Delving further into Palm's marketing efforts, the IDC analyst said that while having a "well-received OS and phones" solves part of the problem, what is essentially missing is communicating the company's value to customers.
He cited the example of Palm's Pre smartphone as an example. First launched by Sprint in the U.S., there was "very minimal" advertising of the product by Sprint, and what there was rarely showed off the device or the OS experience, said Llamas.
Furthermore, the sales force was not properly trained on how to sell Palm devices, which the IDC analyst considered as a "critical" issue. These sales people could have answered questions and highlighted the abilities of these devices, he stated. Palm addressed this issue a little too late.
Likely Palm buyers
Efforts by the company to remedy the situation are likely to prove futile as the mobile device maker is being eyed for a buyover by some of the industry's more established players.

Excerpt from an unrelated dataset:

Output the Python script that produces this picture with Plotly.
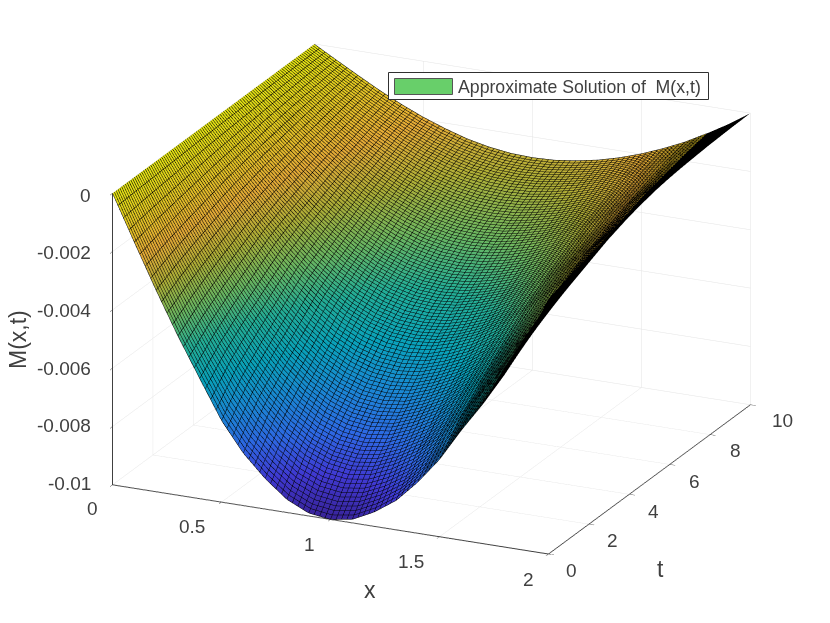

According to Ovum's Renowden, prospective buyers such as Dell, Lenovo and Hewlett-Packard (HP) may view the purchase as a strategic move. He said the abovementioned vendors are likely to be interested in Palm's assets if they want to enter the smartphone market.
Dell and HP, in particular, may also see value in building on Palm's strong brand awareness in the U.S., and may continue the brand for the short term before moving on to a "dual-brand" or "single-brand" strategy in two to three years, said Springboard's Wang.

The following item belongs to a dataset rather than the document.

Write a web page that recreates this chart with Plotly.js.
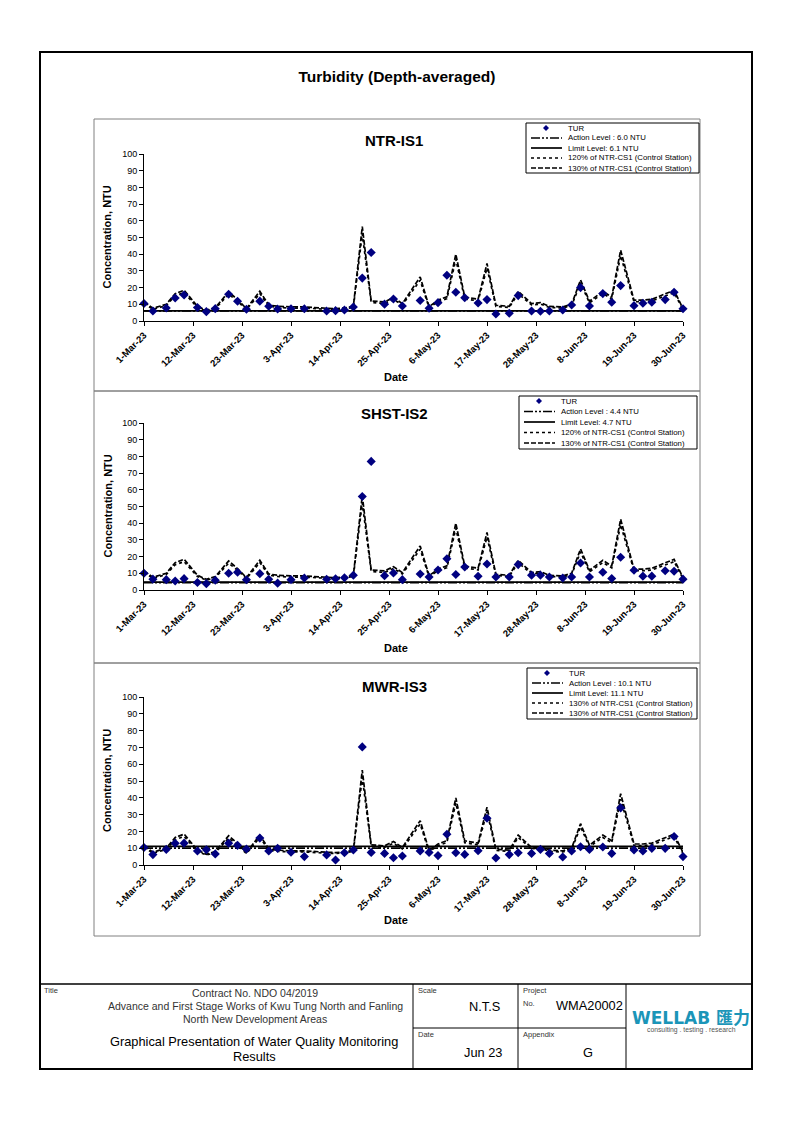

Other candidates like HTC are said to be interested in developing their own software platform through Palm's OS, rather than rely on the Android or Windows Phone 7 OSes, Renowden noted.
Blog site Gizmodo pointed out another reason for HTC's interest: Palm's technology patents. The Taiwanese phone maker is currently embroiled in a lawsuit with Apple which alleged that the former had infringed on 20 of the Cupertino company's patents.
"It seems like the only thing that makes sense is buying Palm to snatch some of their patents to use against Apple lawsuits and to improve future phones. Exactly what HTC needs," the blog post stated.
Ultimately, Renowden thinks potential buyers have to weigh up their options carefully and have a clear idea of what they want to do with Palm after the buyout.
"The question for buyers is whether they really believe they can compete with the big platform players or whether they are better off licensing existing platforms and focusing on hardware and software customization," said Renowden.
As for Palm, the Ovum analyst thinks a buyout is not necessarily a bad thing.
"Being bought by a bigger player may well be the best thing for Palm’s technology assets," he said, "Palm's WebOS platform is well regarded and would be a prized asset for prospective buyers."